A la Une

Prix Nobel de littérature : « C’est la suite de mon engagement dans l’écriture », se réjouit Annie Ernaux

« C’est la suite de mon engagement dans l’écriture », explique vendredi 7 octobre sur France Inter Annie Ernaux qui a reçu la veille le prix Nobel de littérature. L’autrice explique avoir appris la nouvelle avec « une forme d’étonnement et de vide. Il m’a fallu beaucoup de temps pour me persuader que j’avais le prix Nobel », explique-t-elle.

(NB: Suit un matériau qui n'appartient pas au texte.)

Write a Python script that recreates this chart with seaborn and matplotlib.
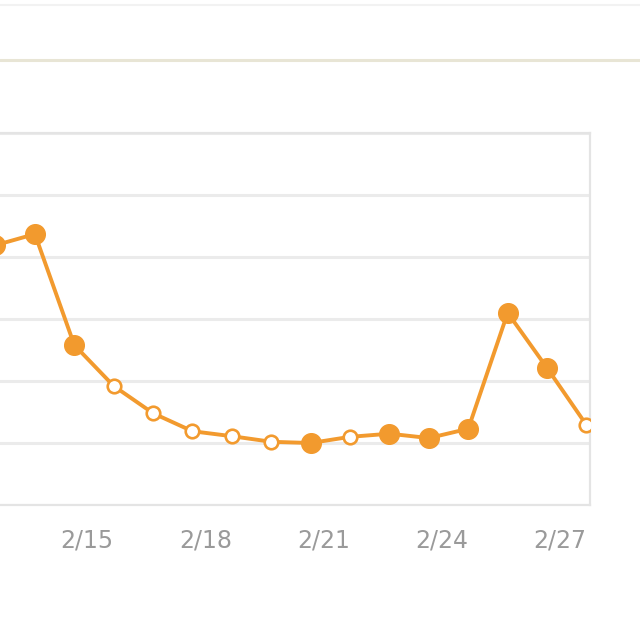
import matplotlib
matplotlib.use("Agg")
import matplotlib.pyplot as plt
import matplotlib.transforms as mtransforms
from matplotlib.lines import Line2D
import pandas as pd
import seaborn as sns

# data (y axis labels are cropped, so the scale is arbitrary)
days = [13, 14, 15, 16, 17, 18, 19, 20, 21, 22, 23, 24, 25, 26, 27, 28]
values = [4190, 4370, 2580, 1920, 1480, 1190, 1110, 1020, 1000, 1100, 1150, 1080, 1230, 3100, 2210, 1290]
filled = [True, True, True, False, False, False, False, False, True, False, True, True, True, True, True, False]
tick_days = [12, 15, 18, 21, 24, 27]
tick_labels = ["2/12", "2/15", "2/18", "2/21", "2/24", "2/27"]

orange = "#f29a2e"
grid_col = "#ebebeb"

df = pd.DataFrame({"day": days, "value": values, "filled": filled})

sns.set_theme(style="white")
plt.rcParams['font.family'] = ['DejaVu Sans']

fig = plt.figure(figsize=(6.4, 6.4), dpi=100, facecolor="white")
ax = fig.add_axes([-0.1, 0.2109, 1.0219, 0.5813])

sns.lineplot(data=df, x="day", y="value", color=orange, linewidth=2.8, ax=ax, zorder=2)
sns.scatterplot(data=df[df["filled"]], x="day", y="value", color=orange, s=200,
                edgecolor=orange, linewidth=1, ax=ax, zorder=3)
sns.scatterplot(data=df[~df["filled"]], x="day", y="value", color="white", s=95,
                edgecolor=orange, linewidth=1.9, ax=ax, zorder=3)

ax.set_xlim(11.49, 28.09)
ax.set_ylim(0, 6000)
ax.set_yticks(range(0, 6001, 1000))
ax.set_yticklabels([])
ax.yaxis.grid(True, color=grid_col, linewidth=2.2)
ax.set_axisbelow(True)
ax.set_xticks(tick_days)
ax.set_xticklabels(tick_labels)
ax.tick_params(axis="x", length=0, pad=17, labelsize=17, labelcolor="#9a9a9a")
ax.tick_params(axis="y", length=0)
ax.set_xlabel("")
ax.set_ylabel("")

# labels sit a little right of their points
offset = mtransforms.ScaledTranslation(0.13, 0, fig.dpi_scale_trans)
for lbl in ax.get_xticklabels():
    lbl.set_transform(lbl.get_transform() + offset)

for side in ["top", "right", "bottom", "left"]:
    ax.spines[side].set_color("#e4e4e4")
    ax.spines[side].set_linewidth(1.6)

# header separators above the chart
fig.add_artist(Line2D([0, 1], [0.906, 0.906], transform=fig.transFigure, color="#e8e5d5", linewidth=2.2))
fig.add_artist(Line2D([0, 1], [0.992, 0.992], transform=fig.transFigure, color="#f2f2f2", linewidth=1.5))

fig.savefig("out.png", dpi=100, facecolor="white")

>> Prix Nobel de littérature : cinq livres pour entrer dans l’œuvre universelle et accessible d’Annie Ernaux

Lorsqu’elle a appris pour son prix, Annie Ernaux a « pensé à ses parents et à sa famille. J’ai le sentiment d’avoir peut-être fait ce que je pouvais faire de mieux de ma vie à leurs yeux », confie-t-elle. L’autrice de 82 ans estime avoir passé une vie « à chercher quelque chose de juste dans l’écriture ».

Avec ce prix, Annie Ernaux se sent « une responsabilité : la littérature n’est pas neutre et ne l’a jamais été, parler seulement de beaux livres, de belle écriture, c’est une façon de masquer le pouvoir qu’a la littérature », explique-t-elle. L’autrice de La Femme gelée ou L’Événement estime que l’écriture « a une action sur ceux qui lisent et ceux qui ne lisent pas ». Elle assume le statut d’écrivaine engagée qui lui est accolée. Si elle confie ne pas « encore avoir en tête le discours » qu’elle prononcera à l’occasion de la remise du prix Nobel, Annie Ernaux sait déjà qu’il « sera engagé ».

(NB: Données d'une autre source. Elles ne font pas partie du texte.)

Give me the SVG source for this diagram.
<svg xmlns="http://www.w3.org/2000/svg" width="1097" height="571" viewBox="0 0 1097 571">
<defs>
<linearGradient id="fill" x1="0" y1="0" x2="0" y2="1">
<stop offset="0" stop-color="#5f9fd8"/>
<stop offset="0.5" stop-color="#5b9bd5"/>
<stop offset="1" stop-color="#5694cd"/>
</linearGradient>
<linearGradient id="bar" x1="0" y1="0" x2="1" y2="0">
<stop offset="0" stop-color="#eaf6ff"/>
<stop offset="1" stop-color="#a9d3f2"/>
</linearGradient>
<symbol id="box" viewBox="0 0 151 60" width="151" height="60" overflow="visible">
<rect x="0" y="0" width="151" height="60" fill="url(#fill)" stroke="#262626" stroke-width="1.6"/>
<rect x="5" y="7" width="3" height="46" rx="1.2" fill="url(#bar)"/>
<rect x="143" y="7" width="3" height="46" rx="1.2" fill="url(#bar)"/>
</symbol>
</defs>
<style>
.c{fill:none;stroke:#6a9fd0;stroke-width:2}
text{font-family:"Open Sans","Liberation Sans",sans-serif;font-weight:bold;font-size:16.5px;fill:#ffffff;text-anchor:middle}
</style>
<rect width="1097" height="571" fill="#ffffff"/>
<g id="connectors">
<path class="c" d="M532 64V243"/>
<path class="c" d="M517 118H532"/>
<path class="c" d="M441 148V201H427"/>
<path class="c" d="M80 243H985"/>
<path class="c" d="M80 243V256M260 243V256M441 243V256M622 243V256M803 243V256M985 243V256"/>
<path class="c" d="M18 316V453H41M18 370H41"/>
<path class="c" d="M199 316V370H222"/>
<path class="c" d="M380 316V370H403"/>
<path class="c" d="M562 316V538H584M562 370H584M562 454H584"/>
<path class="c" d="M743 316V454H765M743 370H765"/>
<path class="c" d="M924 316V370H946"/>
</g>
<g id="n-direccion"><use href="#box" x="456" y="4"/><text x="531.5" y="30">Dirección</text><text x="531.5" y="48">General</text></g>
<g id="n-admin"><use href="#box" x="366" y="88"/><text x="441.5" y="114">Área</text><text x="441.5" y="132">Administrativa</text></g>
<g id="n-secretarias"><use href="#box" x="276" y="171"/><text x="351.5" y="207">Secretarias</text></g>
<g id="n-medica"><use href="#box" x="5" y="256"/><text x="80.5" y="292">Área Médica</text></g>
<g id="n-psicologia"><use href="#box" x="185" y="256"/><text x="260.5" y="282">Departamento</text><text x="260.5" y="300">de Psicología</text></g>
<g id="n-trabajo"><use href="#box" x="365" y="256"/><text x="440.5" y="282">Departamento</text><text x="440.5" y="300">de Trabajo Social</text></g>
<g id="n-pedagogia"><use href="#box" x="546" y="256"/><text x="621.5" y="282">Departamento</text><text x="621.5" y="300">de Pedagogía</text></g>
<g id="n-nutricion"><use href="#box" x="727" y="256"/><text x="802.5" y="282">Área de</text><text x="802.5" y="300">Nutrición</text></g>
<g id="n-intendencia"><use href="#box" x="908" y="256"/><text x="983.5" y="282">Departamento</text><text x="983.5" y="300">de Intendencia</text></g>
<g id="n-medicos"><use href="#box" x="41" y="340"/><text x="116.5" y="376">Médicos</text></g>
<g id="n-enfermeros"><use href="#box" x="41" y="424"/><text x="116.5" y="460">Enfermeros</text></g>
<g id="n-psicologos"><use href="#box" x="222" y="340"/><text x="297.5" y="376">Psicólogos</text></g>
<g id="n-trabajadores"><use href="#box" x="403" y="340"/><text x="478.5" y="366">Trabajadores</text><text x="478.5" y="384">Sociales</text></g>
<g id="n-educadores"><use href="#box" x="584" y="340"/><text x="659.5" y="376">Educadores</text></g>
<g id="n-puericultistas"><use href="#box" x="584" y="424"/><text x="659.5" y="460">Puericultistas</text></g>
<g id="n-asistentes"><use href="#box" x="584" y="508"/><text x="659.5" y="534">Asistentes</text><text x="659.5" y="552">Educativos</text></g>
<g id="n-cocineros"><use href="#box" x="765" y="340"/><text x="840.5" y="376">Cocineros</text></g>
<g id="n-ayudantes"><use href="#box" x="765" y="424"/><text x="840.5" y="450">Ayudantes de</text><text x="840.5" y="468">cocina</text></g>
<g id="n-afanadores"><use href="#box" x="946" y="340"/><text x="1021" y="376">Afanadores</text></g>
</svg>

« Quand on parle d’écrivain engagé, je pense à Jean-Paul Sartre et Albert Camus, ce n’est pas une tare, ni un stigmate. »

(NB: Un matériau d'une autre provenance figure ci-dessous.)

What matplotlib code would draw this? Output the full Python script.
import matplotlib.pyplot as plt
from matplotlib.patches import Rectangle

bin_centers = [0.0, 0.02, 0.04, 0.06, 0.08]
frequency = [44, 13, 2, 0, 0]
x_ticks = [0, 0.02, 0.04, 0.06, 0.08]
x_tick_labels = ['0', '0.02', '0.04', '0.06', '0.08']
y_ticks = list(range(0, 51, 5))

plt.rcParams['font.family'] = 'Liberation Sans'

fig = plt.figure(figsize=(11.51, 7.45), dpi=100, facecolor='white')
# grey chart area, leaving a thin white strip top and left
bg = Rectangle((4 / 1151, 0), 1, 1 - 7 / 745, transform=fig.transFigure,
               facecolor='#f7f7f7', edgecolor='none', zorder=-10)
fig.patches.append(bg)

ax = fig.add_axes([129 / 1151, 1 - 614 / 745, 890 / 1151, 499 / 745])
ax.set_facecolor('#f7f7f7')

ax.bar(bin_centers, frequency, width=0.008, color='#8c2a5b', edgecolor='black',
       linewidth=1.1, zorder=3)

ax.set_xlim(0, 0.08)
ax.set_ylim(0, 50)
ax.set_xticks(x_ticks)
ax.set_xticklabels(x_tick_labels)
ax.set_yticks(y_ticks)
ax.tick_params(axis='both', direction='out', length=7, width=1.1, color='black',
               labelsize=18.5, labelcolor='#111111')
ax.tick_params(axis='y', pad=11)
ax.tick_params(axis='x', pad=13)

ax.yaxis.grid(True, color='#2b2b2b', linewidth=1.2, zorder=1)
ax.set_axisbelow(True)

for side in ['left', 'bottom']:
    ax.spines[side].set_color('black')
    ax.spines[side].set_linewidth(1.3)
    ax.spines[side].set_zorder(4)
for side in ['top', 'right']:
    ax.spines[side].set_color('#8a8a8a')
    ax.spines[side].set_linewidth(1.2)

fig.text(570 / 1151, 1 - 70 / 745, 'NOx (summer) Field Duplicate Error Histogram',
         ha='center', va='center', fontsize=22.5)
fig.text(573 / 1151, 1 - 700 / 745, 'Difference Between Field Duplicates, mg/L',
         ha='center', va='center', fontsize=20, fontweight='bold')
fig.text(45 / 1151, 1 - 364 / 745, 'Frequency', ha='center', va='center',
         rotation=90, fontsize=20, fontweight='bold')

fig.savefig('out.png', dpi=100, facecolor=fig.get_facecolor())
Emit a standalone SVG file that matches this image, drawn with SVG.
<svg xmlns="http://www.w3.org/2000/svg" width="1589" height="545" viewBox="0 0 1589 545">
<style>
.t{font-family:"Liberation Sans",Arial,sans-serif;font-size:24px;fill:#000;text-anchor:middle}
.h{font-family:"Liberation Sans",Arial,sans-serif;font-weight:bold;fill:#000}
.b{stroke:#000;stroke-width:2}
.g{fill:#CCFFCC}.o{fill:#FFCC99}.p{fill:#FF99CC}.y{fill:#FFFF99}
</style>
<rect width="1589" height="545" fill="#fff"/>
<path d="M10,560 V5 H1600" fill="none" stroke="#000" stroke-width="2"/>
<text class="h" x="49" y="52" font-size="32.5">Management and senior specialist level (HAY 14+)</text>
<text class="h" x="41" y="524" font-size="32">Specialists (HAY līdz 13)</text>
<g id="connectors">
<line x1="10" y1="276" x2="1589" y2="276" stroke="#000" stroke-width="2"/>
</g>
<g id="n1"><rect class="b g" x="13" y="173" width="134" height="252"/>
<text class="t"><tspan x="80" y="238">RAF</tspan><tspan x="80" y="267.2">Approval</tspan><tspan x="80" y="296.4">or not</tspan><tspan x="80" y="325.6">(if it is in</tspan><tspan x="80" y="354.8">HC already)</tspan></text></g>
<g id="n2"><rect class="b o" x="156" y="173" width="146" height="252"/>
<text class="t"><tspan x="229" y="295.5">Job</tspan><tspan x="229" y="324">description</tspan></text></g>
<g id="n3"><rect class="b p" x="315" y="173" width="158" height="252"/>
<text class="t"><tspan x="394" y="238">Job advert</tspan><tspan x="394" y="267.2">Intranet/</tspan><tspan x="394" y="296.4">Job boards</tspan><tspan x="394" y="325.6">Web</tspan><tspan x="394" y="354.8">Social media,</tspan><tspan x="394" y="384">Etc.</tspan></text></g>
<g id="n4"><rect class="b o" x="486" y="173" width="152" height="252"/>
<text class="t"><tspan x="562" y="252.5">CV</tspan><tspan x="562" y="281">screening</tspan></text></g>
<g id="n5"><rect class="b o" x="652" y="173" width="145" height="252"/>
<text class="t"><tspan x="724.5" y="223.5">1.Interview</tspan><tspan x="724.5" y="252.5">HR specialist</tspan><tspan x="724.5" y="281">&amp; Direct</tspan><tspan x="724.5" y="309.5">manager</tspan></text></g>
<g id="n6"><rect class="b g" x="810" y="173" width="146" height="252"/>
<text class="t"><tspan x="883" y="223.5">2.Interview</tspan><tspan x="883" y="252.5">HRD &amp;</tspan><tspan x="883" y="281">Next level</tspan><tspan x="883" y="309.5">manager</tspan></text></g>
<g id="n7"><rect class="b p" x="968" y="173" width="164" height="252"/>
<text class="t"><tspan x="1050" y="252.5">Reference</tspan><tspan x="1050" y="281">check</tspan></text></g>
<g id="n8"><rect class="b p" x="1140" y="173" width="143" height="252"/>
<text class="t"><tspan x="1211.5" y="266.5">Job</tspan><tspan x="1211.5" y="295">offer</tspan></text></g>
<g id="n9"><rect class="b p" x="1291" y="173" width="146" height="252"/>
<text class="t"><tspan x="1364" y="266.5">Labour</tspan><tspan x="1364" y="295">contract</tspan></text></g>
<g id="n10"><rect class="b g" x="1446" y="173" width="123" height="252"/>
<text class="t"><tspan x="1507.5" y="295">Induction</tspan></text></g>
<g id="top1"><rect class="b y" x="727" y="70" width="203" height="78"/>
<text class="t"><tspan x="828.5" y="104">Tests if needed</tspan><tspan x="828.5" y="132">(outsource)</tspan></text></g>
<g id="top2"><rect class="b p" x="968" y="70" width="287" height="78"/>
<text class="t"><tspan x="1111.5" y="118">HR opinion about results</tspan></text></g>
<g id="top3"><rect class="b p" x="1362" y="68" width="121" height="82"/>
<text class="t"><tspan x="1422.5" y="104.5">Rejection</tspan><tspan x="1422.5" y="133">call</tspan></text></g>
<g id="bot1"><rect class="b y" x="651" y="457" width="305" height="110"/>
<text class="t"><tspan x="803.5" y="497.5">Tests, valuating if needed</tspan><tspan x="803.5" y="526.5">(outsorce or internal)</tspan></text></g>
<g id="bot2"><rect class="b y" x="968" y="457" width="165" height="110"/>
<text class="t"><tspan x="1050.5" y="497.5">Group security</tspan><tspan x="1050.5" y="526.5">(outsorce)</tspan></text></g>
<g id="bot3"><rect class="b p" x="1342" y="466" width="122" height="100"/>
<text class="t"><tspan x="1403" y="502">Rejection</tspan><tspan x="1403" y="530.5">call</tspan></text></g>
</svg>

Annie Ernaux, prix Nobel de Littérature 2022

à France Inter

Annie Ernaux est la 17e femme à décrocher le Nobel de littérature depuis la fondation des célèbres récompenses en 1901 et la première femme française. Quinze compatriotes ont été recompensés parmi lesquels Albert Camus ou Jean-Paul Sartre (le seul à l’avoir refusé). « Mon travail d’écriture, c’est toujours d’atteindre ce qui est pour moi la réalité, que ce soit la réalité des femmes ou la réalité sociale », assure l’autrice.

Lors d’une conférence de presse chez son éditeur Gallimard jeudi, Annie Ernaux a reconnu qu’elle s’était donné l’objectif de « venger sa race ». Elle apporte vendredi sur France Inter des précisions sur cette formule. C’est « d’être le dernier maillon d’une lignée qui avait été malmenée par la vie, par la société, par le système social », explique-t-elle. Elle revient ainsi sur son « grand-père illettré » et ses « parents qui ont quitté l’école à 12 ans et ont travaillé à l’usine. Ils ont vu dans l’école un levier pour s’en sortir », précise-t-elle. Ce milieu social est au cœur de nombreux romans autobiographiques d’Annie Ernaux, notamment La Place (1983), où elle revient sur la vie de son père, qui tenait avec sa mère un café-épicerie à Yvetot, en Normandie. Si elle rejette le terme de « transfuge », beaucoup trop utilisé à son goût, elle soutient qu’elle aura toujours « le sentiment de ne pas appartenir à un certain monde ».

Interrogée sur le mouvement #MeToo, qui célèbre cette semaine ses cinq ans, Annie Ernaux se dit « contente que ça fasse cinq ans, que ça continue et que ce n’est pas terminé ». Si elle salue la libération de « la parole des femmes », elle regrette qu’il y ait « toujours des résistances ».

« Il y a des domaines où #MeToo n’est pas tellement entré, notamment dans les universités. »

Annie Ernaux

à France Inter

Annie Ernaux salue par ailleurs « le courage » des Iraniennes et appelle les gouvernements à agir face à « ces crimes contre les femmes. On s’indigne à juste raison des exactions en Ukraine, mais là je trouve qu’il n’y a pas assez de manifestations de solidarité quand il s’agit de femmes », assure-t-elle.